COMO Bartimeo, también nosotros podemos pedir a Jesús que cure nuestra vista. Puede ocurrir que quizá tengamos una mirada que juzga, lo que lleva a fijarse únicamente en los defectos de los demás y a etiquetarles; en ocasiones se puede tratar de una mirada posesiva, que lleva a cosificar al otro o a la otra, aceptando solo los aspectos que parecen positivos para el propio provecho. En ambos casos, la vista se queda en la superficie de las personas. Sin embargo, Jesús «mira siempre a cada uno con misericordia, es más, con predilección»[4].

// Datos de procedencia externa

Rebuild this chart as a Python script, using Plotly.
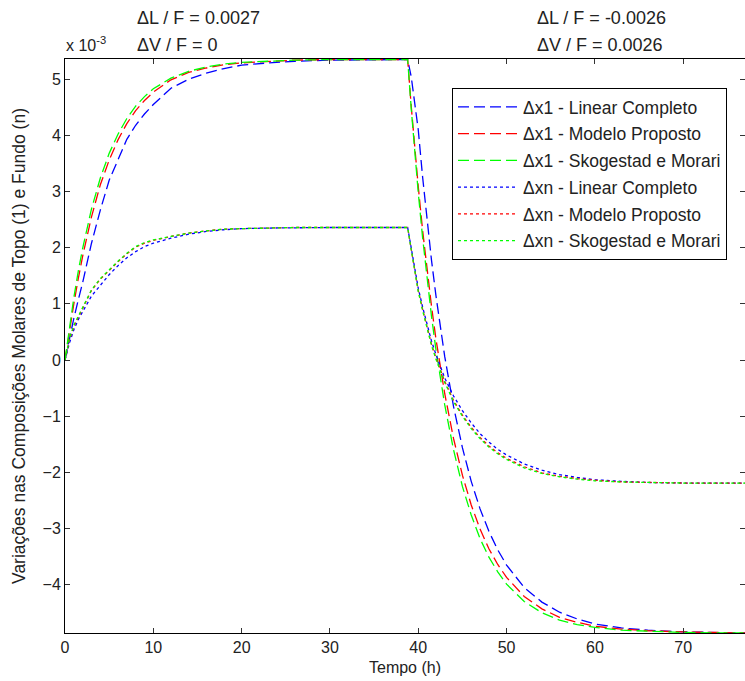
import plotly.graph_objects as go

# time (h)
t_rise = [0, 0.5, 1, 1.5, 2, 3, 4, 5, 6, 7, 8, 9, 10, 12, 14, 16, 18, 20, 23, 26, 30, 34, 38.8]
t_fall = [39.2, 39.6, 40, 40.5, 41, 41.5, 42, 42.5, 43, 44, 45, 46, 47, 48, 49, 50,
          52, 54, 56, 58, 60, 63, 66, 70, 74, 77]

# values in units of 1e-3
x1_lin_rise = [0, 0.40, 0.74, 1.07, 1.38, 2.08, 2.67, 3.20, 3.58, 3.93, 4.18, 4.38, 4.55, 4.84,
               5.00, 5.11, 5.19, 5.25, 5.29, 5.32, 5.34, 5.35, 5.35]
x1_lin_fall = [5.05, 4.55, 4.10, 3.25, 2.48, 1.78, 1.15, 0.58, 0.06, -0.83, -1.56, -2.16, -2.65,
               -3.05, -3.38, -3.65, -4.05, -4.31, -4.49, -4.61, -4.70, -4.77, -4.81, -4.84, -4.85, -4.86]
x1_mod_rise = [0, 0.52, 1.00, 1.45, 1.85, 2.55, 3.12, 3.56, 3.92, 4.21, 4.44, 4.62, 4.77, 4.99,
               5.12, 5.20, 5.26, 5.29, 5.32, 5.34, 5.35, 5.35, 5.35]
x1_mod_fall = [4.53, 3.78, 3.09, 2.30, 1.60, 0.96, 0.38, -0.14, -0.60, -1.40, -2.05, -2.58, -3.01,
               -3.36, -3.64, -3.87, -4.21, -4.43, -4.58, -4.67, -4.74, -4.79, -4.82, -4.84, -4.85, -4.86]
x1_sko_rise = [0, 0.59, 1.11, 1.58, 1.99, 2.69, 3.24, 3.68, 4.02, 4.30, 4.52, 4.69, 4.83, 5.02,
               5.14, 5.22, 5.27, 5.30, 5.32, 5.34, 5.35, 5.35, 5.35]
x1_sko_fall = [4.49, 3.70, 2.98, 2.17, 1.44, 0.78, 0.19, -0.33, -0.80, -1.60, -2.25, -2.76, -3.18,
               -3.51, -3.77, -3.99, -4.30, -4.50, -4.63, -4.71, -4.76, -4.81, -4.83, -4.85, -4.86, -4.86]

xn_lin_rise = [0, 0.30, 0.54, 0.72, 0.86, 1.14, 1.33, 1.52, 1.68, 1.82, 1.93, 2.02, 2.08, 2.17,
               2.24, 2.29, 2.32, 2.34, 2.35, 2.36, 2.36, 2.36, 2.36]
xn_lin_fall = [2.00, 1.63, 1.28, 0.94, 0.62, 0.34, 0.10, -0.12, -0.32, -0.64, -0.90, -1.12, -1.31,
               -1.46, -1.59, -1.69, -1.85, -1.96, -2.04, -2.09, -2.13, -2.16, -2.18, -2.19, -2.19, -2.19]
xn_mod_rise = [0, 0.36, 0.60, 0.76, 0.90, 1.24, 1.44, 1.60, 1.75, 1.89, 2.01, 2.08, 2.13, 2.20,
               2.26, 2.30, 2.33, 2.34, 2.35, 2.36, 2.36, 2.36, 2.36]
xn_mod_fall = [1.98, 1.60, 1.24, 0.90, 0.57, 0.28, 0.04, -0.18, -0.38, -0.72, -0.98, -1.20, -1.38,
               -1.53, -1.65, -1.75, -1.90, -2.01, -2.07, -2.11, -2.14, -2.17, -2.18, -2.19, -2.19, -2.19]
xn_sko_rise = [0, 0.38, 0.62, 0.78, 0.91, 1.25, 1.45, 1.61, 1.76, 1.90, 2.02, 2.09, 2.14, 2.20,
               2.26, 2.30, 2.33, 2.34, 2.35, 2.36, 2.36, 2.36, 2.36]
xn_sko_fall = [1.97, 1.58, 1.22, 0.88, 0.55, 0.26, 0.02, -0.20, -0.40, -0.74, -1.00, -1.22, -1.40,
               -1.55, -1.67, -1.77, -1.92, -2.02, -2.08, -2.12, -2.15, -2.17, -2.18, -2.19, -2.19, -2.19]

names = ["Δx1 - Linear Completo", "Δx1 - Modelo Proposto", "Δx1 - Skogestad e Morari",
         "Δxn - Linear Completo", "Δxn - Modelo Proposto", "Δxn - Skogestad e Morari"]
x_ticks = [0, 10, 20, 30, 40, 50, 60, 70]
y_ticks = [-4, -3, -2, -1, 0, 1, 2, 3, 4, 5]

t_all = t_rise + t_fall
series = [
    (x1_lin_rise + x1_lin_fall, "#0000ff", "11px,5px"),
    (x1_mod_rise + x1_mod_fall, "#ff0000", "11px,5px"),
    (x1_sko_rise + x1_sko_fall, "#00ff00", "11px,5px"),
    (xn_lin_rise + xn_lin_fall, "#0000ff", "3px,3px"),
    (xn_mod_rise + xn_mod_fall, "#ff0000", "3px,3px"),
    (xn_sko_rise + xn_sko_fall, "#00ff00", "3px,3px"),
]

FONT = "Liberation Sans, Arial, sans-serif"
fig = go.Figure()
for i, (vals, col, dash) in enumerate(series):
    fig.add_trace(go.Scatter(x=t_all, y=vals, mode="lines", name=names[i],
                             legendgroup=str(i),
                             line=dict(color=col, width=1.3, dash=dash)))

W, H = 745, 681
L, R, T, B = 65, 0, 59, 48
pw, ph = W - L - R, H - T - B


def px(xp):
    return (xp - L) / pw


def py(yp):
    return (H - B - yp) / ph


axis_common = dict(showgrid=False, zeroline=False, showline=True, linecolor="black",
                   linewidth=1, mirror="ticks", ticks="inside", ticklen=5,
                   tickcolor="#333", tickfont=dict(family=FONT, size=16, color="#222"))

fig.update_layout(
    width=W, height=H,
    margin=dict(l=L, r=R, t=T, b=B),
    paper_bgcolor="white", plot_bgcolor="white",
    font=dict(family=FONT, color="#222"),
    xaxis=dict(range=[0, 77], tickvals=x_ticks, **axis_common,
               title=dict(text="Tempo (h)", font=dict(family=FONT, size=16), standoff=6)),
    yaxis=dict(range=[-4.86, 5.36], tickvals=y_ticks, **axis_common,
               title=dict(text="Variações nas Composições Molares de Topo (1) e Fundo (n)",
                          font=dict(family=FONT, size=17.5), standoff=12)),
    legend=dict(x=px(452), y=py(88), xanchor="left", yanchor="top",
                bgcolor="white", bordercolor="black", borderwidth=1,
                font=dict(family=FONT, size=17.5, color="#222"),
                itemwidth=60, tracegroupgap=1),
    showlegend=True,
)

ann_font = dict(family=FONT, size=18, color="#222")
for text, xp, yp in [("ΔL / F = 0.0027", 135, 18), ("ΔV / F = 0", 135, 45),
                     ("ΔL / F = -0.0026", 535, 18), ("ΔV / F = 0.0026", 535, 45)]:
    fig.add_annotation(text=text, x=px(xp), y=py(yp), xref="paper", yref="paper",
                       xanchor="left", yanchor="middle", showarrow=False, font=ann_font)

fig.add_annotation(text="x 10<sup>-3</sup>", x=px(64), y=py(44), xref="paper", yref="paper",
                   xanchor="left", yanchor="middle", showarrow=False,
                   font=dict(family=FONT, size=16, color="#222"))

fig.write_html("out.html")
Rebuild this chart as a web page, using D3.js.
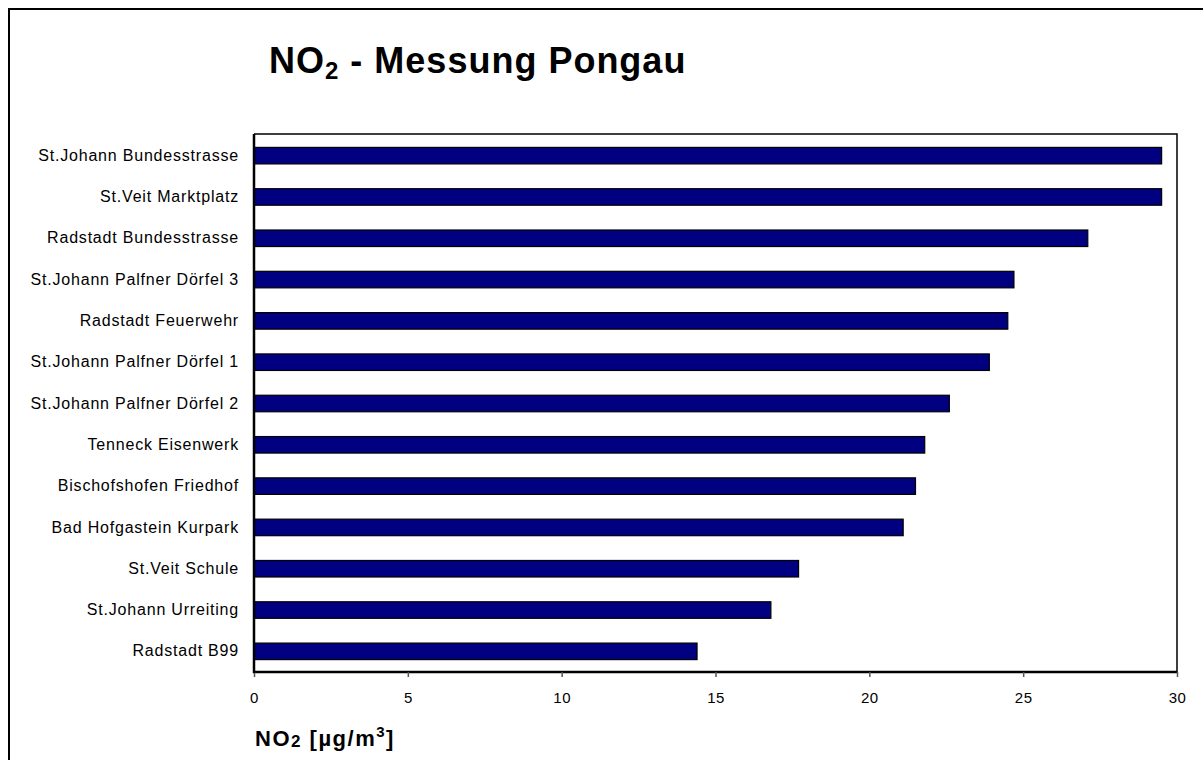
<!DOCTYPE html>
<html>
<head>
<meta charset="utf-8">
<script src="https://cdn.jsdelivr.net/npm/d3@7"></script>
<style>
  html, body { margin: 0; padding: 0; background: #fff; }
  svg { display: block; font-family: Arial, "Liberation Sans", sans-serif; }
</style>
</head>
<body>
<svg id="chart" width="1203" height="760"></svg>
<script>
// Measuring stations, top to bottom
const stations = [
  "St.Johann Bundesstrasse",
  "St.Veit Marktplatz",
  "Radstadt Bundesstrasse",
  "St.Johann Palfner Dörfel 3",
  "Radstadt Feuerwehr",
  "St.Johann Palfner Dörfel 1",
  "St.Johann Palfner Dörfel 2",
  "Tenneck Eisenwerk",
  "Bischofshofen Friedhof",
  "Bad Hofgastein Kurpark",
  "St.Veit Schule",
  "St.Johann Urreiting",
  "Radstadt B99"
];

// NO2 concentration in µg/m³ per station
const no2Values = [29.5, 29.5, 27.1, 24.7, 24.5, 23.9, 22.6, 21.8, 21.5, 21.1, 17.7, 16.8, 14.4];

// Axis ticks
const xTicks = [0, 5, 10, 15, 20, 25, 30];

const svg = d3.select("#chart");

// Outer frame (only top and left edges fall within the page)
svg.append("rect")
  .attr("x", 9).attr("y", 9)
  .attr("width", 1300).attr("height", 900)
  .attr("fill", "none")
  .attr("stroke", "#000")
  .attr("stroke-width", 2);

const plot = { left: 254, right: 1177, top: 134, bottom: 672 };

const x = d3.scaleLinear()
  .domain([0, 30])
  .range([plot.left, plot.right]);

const y = d3.scaleBand()
  .domain(stations)
  .range([plot.top + 1, plot.bottom])
  .paddingInner(0.6)
  .paddingOuter(0.3);

// Plot area border (top and right)
svg.append("path")
  .attr("d", `M${plot.left},${plot.top}H${plot.right}V${plot.bottom}`)
  .attr("fill", "none")
  .attr("stroke", "#000")
  .attr("stroke-width", 1.5);

// Bars
svg.append("g")
  .selectAll("rect")
  .data(stations)
  .join("rect")
  .attr("x", x(0))
  .attr("y", d => y(d))
  .attr("width", (d, i) => x(no2Values[i]) - x(0))
  .attr("height", y.bandwidth())
  .attr("fill", "#000080")
  .attr("stroke", "#000")
  .attr("stroke-width", 1.2);

// X axis
const xAxis = svg.append("g")
  .attr("transform", `translate(0,${plot.bottom})`)
  .call(d3.axisBottom(x).tickValues(xTicks).tickSize(5).tickPadding(15));
xAxis.select(".domain").attr("stroke", "#000").attr("stroke-width", 2.5)
  .attr("d", `M${plot.left - 1},0H${plot.right}`);
xAxis.selectAll(".tick line").attr("stroke", "#555").attr("stroke-width", 1.5);
xAxis.selectAll(".tick text")
  .attr("font-size", 15)
  .attr("letter-spacing", 0.5)
  .attr("font-family", "Arial, 'Liberation Sans', sans-serif")
  .attr("fill", "#000");

// Y axis
const yAxis = svg.append("g")
  .attr("transform", `translate(${plot.left},0)`)
  .call(d3.axisLeft(y).tickSize(0).tickPadding(15));
yAxis.select(".domain").attr("stroke", "#000").attr("stroke-width", 2.5)
  .attr("d", `M0,${plot.top}V${plot.bottom + 1}`);
yAxis.selectAll(".tick text")
  .attr("font-size", 16)
  .attr("letter-spacing", 0.8)
  .attr("font-family", "Arial, 'Liberation Sans', sans-serif")
  .attr("fill", "#000");

// Title
const title = svg.append("text")
  .attr("x", 269).attr("y", 73)
  .attr("font-size", 36)
  .attr("letter-spacing", 1)
  .attr("font-weight", "bold")
  .attr("fill", "#000");
title.append("tspan").text("NO");
title.append("tspan").attr("font-size", 24).attr("dy", 6).text("2");
title.append("tspan").attr("dy", -6).text(" - Messung Pongau");

// X axis title
const xTitle = svg.append("text")
  .attr("x", 255).attr("y", 746)
  .attr("font-size", 22)
  .attr("letter-spacing", 1.5)
  .attr("font-weight", "bold")
  .attr("fill", "#000");
xTitle.append("tspan").text("NO");
xTitle.append("tspan").attr("font-size", 17).attr("dy", 1).text("2");
xTitle.append("tspan").attr("dy", -1).text(" [µg/m");
xTitle.append("tspan").attr("font-size", 15).attr("dy", -9).text("3");
xTitle.append("tspan").attr("dy", 9).text("]");
</script>
</body>
</html>
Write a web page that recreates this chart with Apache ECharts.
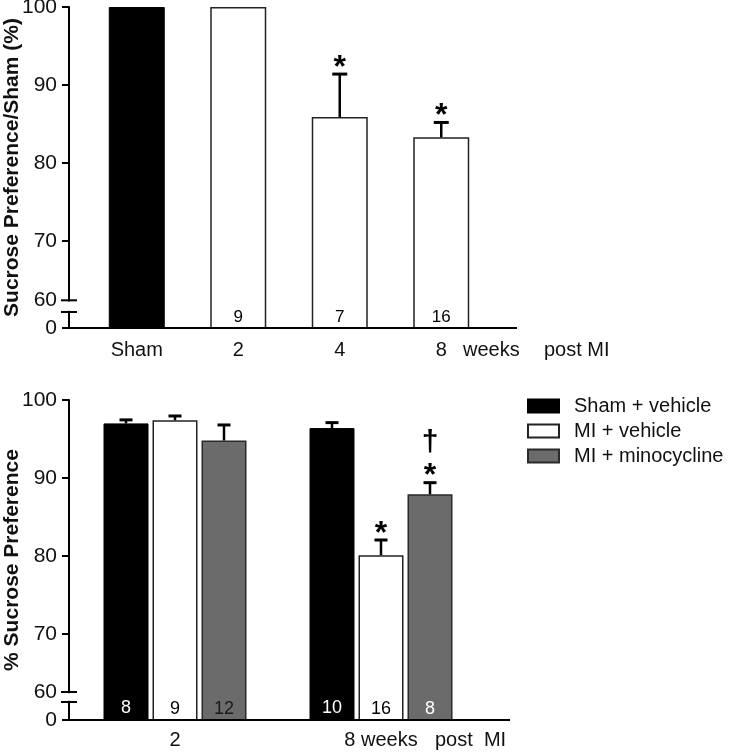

La forma en que miramos a los demás depende, en parte, de nuestro mundo interior. En efecto, todos tenemos dentro de nosotros un conjunto de deseos, afectos e ilusiones que marcan nuestra relación con el mundo y con las personas. Cuando estas potencias se van purificando progresivamente por la gracia y se encuentran alineadas con la propia identidad, entonces desarrollamos una capacidad para conectar y disfrutar más con todo lo hermoso, lo noble, lo genuinamente divertido; aprendemos a gozar de las pequeñas cosas de la vida y de las relaciones con quienes nos rodean. Y saboreamos, por encima de todo, la grandeza de un amor que no entiende de barreras y que dilata nuestro corazón hasta límites insospechados.


«Si el amor de Dios ha echado raíces profundas en una persona, esta es capaz de amar también a quien no lo merece, como precisamente hace Dios respecto a nosotros. El padre y la madre no aman a sus hijos solo cuando lo merecen: les aman siempre, aunque naturalmente les señalan cuándo se equivocan. De Dios aprendemos a querer siempre y solo el bien y jamás el mal. Aprendemos a mirar al otro no solo con nuestros ojos, sino con la mirada de Dios, que es la mirada de Jesucristo»[5]. Podemos pedir a la Virgen María que purifique nuestro corazón, para que sepamos mirar a los demás con los ojos de su Hijo.